### WORK TO BE COMPLETED
List the lines of this listing that hold the word "image".

--

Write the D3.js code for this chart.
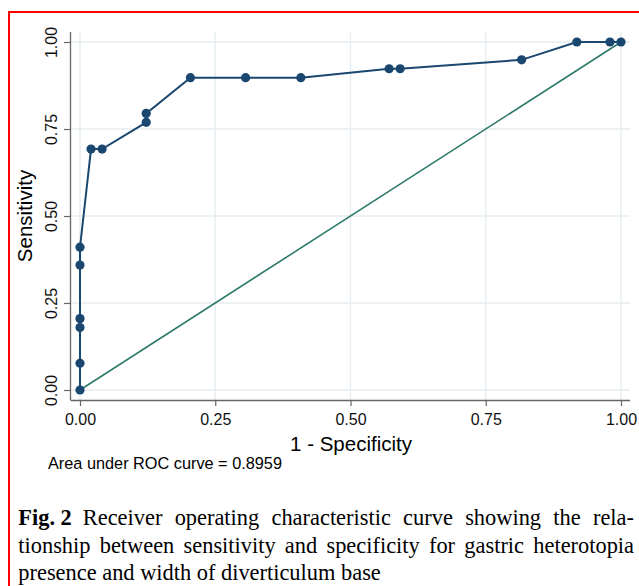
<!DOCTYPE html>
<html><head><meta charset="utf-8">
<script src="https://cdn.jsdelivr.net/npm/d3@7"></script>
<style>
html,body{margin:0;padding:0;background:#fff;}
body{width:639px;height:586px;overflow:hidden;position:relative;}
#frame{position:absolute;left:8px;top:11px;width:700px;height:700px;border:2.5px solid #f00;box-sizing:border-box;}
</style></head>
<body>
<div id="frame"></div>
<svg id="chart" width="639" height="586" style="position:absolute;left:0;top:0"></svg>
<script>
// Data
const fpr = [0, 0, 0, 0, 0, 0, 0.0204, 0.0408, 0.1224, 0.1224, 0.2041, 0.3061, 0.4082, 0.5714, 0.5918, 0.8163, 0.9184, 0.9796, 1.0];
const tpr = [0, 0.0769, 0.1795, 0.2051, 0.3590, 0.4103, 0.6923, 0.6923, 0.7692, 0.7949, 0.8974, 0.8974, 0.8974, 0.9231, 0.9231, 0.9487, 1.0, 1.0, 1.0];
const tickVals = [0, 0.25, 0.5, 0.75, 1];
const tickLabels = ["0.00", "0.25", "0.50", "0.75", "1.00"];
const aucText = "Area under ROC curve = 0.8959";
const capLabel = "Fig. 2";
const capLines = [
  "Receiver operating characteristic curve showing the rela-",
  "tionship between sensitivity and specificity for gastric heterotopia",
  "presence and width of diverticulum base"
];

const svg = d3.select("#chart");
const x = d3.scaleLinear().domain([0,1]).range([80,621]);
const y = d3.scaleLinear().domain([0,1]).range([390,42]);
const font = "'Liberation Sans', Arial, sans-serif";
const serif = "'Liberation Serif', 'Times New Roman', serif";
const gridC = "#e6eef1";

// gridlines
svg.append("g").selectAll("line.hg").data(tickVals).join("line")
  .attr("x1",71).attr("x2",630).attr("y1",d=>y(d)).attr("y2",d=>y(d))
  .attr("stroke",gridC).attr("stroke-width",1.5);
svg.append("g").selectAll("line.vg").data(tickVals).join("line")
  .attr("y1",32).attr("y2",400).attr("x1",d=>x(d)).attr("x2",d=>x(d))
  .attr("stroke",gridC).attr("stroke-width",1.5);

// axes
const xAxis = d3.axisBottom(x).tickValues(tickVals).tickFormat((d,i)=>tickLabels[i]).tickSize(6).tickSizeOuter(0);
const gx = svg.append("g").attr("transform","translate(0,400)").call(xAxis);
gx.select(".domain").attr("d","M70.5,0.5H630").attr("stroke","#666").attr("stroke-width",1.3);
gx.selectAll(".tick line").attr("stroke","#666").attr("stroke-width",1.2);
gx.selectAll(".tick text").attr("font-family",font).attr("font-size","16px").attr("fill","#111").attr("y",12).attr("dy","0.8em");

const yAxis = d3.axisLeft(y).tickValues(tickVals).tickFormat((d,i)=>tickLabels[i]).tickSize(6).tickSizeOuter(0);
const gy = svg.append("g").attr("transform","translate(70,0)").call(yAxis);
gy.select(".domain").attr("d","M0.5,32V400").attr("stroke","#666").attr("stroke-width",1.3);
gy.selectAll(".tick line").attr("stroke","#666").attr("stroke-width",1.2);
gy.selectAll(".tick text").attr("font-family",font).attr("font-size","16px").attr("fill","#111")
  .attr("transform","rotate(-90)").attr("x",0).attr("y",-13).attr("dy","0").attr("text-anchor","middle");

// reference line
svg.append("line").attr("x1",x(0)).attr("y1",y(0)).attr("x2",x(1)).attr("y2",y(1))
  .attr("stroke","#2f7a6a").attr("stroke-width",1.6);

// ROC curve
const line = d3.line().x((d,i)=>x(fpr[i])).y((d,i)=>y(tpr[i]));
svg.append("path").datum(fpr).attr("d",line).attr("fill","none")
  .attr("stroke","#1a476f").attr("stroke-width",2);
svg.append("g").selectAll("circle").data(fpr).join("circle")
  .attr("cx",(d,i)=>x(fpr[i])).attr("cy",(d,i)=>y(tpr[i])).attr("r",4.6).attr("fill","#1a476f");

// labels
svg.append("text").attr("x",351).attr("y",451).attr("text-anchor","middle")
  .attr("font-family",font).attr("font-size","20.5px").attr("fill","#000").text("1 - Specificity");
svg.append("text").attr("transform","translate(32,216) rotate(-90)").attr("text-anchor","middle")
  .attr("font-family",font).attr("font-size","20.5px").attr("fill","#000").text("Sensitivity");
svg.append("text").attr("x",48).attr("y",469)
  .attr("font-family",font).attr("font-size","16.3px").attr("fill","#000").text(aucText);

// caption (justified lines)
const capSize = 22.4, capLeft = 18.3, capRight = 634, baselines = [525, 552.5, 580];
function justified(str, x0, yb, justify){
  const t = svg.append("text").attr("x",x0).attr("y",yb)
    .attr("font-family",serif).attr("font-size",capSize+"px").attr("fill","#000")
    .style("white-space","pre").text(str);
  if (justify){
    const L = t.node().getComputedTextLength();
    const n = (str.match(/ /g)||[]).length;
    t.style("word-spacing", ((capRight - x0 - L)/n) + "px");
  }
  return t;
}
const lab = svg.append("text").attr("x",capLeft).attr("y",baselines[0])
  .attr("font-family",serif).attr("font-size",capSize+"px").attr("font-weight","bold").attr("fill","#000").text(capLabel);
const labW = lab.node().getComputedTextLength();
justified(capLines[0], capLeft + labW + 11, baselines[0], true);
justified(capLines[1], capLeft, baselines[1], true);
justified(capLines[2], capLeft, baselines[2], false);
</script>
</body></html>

--

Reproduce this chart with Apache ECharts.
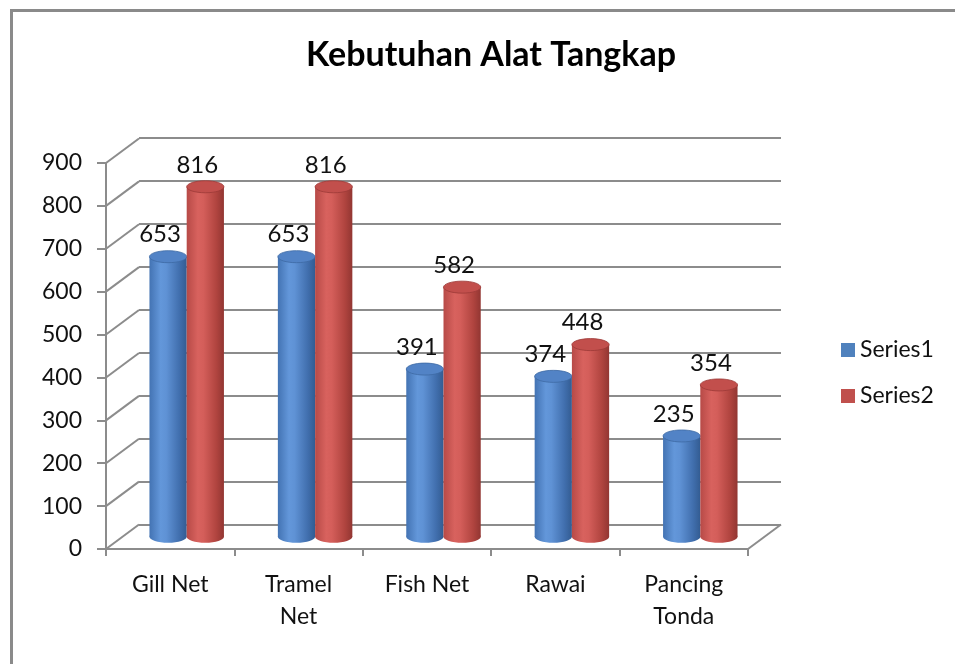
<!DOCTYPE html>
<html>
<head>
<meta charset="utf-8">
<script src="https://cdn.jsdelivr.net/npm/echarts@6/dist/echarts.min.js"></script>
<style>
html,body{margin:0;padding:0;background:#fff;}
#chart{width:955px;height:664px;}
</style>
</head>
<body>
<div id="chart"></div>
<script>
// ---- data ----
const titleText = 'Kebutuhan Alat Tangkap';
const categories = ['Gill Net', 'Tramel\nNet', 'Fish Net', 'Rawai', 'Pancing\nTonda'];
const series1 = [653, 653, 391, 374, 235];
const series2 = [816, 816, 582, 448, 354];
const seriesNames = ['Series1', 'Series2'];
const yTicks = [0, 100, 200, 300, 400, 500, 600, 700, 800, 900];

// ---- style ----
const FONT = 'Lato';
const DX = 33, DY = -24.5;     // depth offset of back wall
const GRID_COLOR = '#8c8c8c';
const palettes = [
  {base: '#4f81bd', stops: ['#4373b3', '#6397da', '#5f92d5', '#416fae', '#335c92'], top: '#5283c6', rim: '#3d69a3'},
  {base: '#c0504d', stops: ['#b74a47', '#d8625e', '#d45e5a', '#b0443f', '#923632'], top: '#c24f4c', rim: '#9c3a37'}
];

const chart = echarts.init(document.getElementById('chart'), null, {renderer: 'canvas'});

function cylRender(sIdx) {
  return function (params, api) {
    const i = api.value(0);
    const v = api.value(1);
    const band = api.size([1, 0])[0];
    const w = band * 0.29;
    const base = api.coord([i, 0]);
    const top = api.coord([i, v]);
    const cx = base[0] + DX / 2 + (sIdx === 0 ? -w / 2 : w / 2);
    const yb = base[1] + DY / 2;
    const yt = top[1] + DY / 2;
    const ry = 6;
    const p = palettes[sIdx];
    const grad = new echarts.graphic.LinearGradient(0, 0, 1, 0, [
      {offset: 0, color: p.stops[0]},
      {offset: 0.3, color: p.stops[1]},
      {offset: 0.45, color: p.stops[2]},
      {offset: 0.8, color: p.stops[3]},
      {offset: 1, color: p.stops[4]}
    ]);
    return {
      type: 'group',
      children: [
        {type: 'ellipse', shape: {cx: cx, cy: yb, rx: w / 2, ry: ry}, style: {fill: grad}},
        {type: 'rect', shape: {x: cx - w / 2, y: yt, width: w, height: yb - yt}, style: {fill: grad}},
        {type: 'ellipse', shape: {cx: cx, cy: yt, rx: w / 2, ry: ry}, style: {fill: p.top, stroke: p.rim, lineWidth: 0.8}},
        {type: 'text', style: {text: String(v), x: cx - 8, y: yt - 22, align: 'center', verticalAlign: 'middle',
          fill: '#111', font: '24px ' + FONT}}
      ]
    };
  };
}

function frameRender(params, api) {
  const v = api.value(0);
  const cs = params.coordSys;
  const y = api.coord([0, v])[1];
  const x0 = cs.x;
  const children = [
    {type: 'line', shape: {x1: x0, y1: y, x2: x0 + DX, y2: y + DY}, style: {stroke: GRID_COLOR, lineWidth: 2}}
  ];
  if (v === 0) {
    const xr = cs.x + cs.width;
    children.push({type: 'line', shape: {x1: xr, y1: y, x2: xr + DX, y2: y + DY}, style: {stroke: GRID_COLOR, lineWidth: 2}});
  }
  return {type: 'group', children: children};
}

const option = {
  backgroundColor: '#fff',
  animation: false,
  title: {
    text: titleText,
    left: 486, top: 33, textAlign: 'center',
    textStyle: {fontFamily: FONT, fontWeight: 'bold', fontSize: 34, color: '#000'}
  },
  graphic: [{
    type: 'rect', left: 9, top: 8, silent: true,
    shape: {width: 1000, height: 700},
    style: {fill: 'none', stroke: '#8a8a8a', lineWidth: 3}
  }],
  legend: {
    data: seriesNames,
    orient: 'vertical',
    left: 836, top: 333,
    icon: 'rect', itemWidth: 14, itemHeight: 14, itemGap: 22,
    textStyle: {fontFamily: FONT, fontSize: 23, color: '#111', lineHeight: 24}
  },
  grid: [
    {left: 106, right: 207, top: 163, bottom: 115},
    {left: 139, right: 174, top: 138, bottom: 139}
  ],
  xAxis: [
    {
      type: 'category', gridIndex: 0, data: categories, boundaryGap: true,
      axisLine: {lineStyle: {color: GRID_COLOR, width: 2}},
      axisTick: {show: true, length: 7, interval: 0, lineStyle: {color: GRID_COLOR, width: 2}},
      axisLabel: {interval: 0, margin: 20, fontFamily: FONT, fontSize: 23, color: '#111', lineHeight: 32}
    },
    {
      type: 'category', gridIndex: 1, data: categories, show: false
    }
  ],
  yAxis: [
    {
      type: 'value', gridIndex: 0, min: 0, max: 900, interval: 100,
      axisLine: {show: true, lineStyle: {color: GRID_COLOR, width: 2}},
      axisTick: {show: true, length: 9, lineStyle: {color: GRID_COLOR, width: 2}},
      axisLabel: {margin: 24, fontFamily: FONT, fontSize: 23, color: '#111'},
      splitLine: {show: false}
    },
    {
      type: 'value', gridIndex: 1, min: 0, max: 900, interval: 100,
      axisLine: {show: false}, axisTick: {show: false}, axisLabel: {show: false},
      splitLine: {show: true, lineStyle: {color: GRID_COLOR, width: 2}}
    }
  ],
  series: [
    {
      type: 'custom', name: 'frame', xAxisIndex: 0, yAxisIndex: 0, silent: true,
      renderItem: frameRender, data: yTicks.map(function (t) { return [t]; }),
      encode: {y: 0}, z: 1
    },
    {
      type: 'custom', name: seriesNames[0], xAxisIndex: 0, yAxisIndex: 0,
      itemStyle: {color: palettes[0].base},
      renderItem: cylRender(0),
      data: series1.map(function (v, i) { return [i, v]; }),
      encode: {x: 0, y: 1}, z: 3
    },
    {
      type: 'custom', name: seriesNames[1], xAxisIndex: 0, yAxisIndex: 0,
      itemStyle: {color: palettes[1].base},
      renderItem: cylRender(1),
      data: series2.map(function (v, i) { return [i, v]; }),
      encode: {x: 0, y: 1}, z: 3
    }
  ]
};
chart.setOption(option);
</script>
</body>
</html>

--

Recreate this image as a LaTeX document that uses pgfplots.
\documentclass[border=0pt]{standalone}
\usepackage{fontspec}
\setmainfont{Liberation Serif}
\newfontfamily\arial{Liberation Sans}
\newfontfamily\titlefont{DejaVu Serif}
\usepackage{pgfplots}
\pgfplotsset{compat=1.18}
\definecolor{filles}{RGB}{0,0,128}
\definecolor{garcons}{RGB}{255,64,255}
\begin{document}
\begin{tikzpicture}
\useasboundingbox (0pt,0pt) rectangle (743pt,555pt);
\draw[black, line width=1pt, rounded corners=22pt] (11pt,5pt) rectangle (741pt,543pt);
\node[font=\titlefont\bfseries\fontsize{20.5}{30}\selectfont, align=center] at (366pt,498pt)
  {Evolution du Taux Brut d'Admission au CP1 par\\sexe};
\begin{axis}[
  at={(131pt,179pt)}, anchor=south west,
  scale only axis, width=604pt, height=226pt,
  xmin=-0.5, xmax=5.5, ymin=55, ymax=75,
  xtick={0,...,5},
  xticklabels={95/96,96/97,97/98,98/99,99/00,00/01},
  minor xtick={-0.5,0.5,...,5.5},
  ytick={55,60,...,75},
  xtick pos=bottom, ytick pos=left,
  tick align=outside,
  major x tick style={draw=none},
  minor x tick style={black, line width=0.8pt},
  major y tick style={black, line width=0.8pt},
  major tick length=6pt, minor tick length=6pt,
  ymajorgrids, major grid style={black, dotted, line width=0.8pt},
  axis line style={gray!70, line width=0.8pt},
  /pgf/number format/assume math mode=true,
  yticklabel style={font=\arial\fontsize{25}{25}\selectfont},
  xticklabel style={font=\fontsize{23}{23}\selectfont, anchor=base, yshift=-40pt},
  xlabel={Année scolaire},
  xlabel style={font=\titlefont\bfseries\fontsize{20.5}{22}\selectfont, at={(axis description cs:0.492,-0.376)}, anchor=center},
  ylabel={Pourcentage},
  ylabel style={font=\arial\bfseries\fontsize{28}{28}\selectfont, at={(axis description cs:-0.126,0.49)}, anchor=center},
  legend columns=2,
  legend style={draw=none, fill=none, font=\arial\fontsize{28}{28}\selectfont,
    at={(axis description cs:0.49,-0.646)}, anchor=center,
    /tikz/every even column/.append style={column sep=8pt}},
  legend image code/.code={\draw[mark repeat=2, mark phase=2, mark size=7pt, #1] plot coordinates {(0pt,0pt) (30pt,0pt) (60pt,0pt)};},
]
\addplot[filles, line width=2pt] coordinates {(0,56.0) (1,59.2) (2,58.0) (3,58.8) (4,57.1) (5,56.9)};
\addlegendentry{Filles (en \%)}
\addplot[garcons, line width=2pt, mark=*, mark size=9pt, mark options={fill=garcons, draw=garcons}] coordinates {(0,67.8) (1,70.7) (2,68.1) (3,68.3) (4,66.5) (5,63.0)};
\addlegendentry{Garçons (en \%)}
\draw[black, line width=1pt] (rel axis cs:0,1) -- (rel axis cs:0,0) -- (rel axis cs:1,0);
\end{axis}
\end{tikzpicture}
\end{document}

--

### SOLUTION FOR THIS TASK
Recreate this image as a LaTeX document that uses pgfplots.
  legend image code/.code={\draw[mark repeat=2, mark phase=2, mark size=7pt, #1] plot coordinates {(0pt,0pt) (30pt,0pt) (60pt,0pt)};},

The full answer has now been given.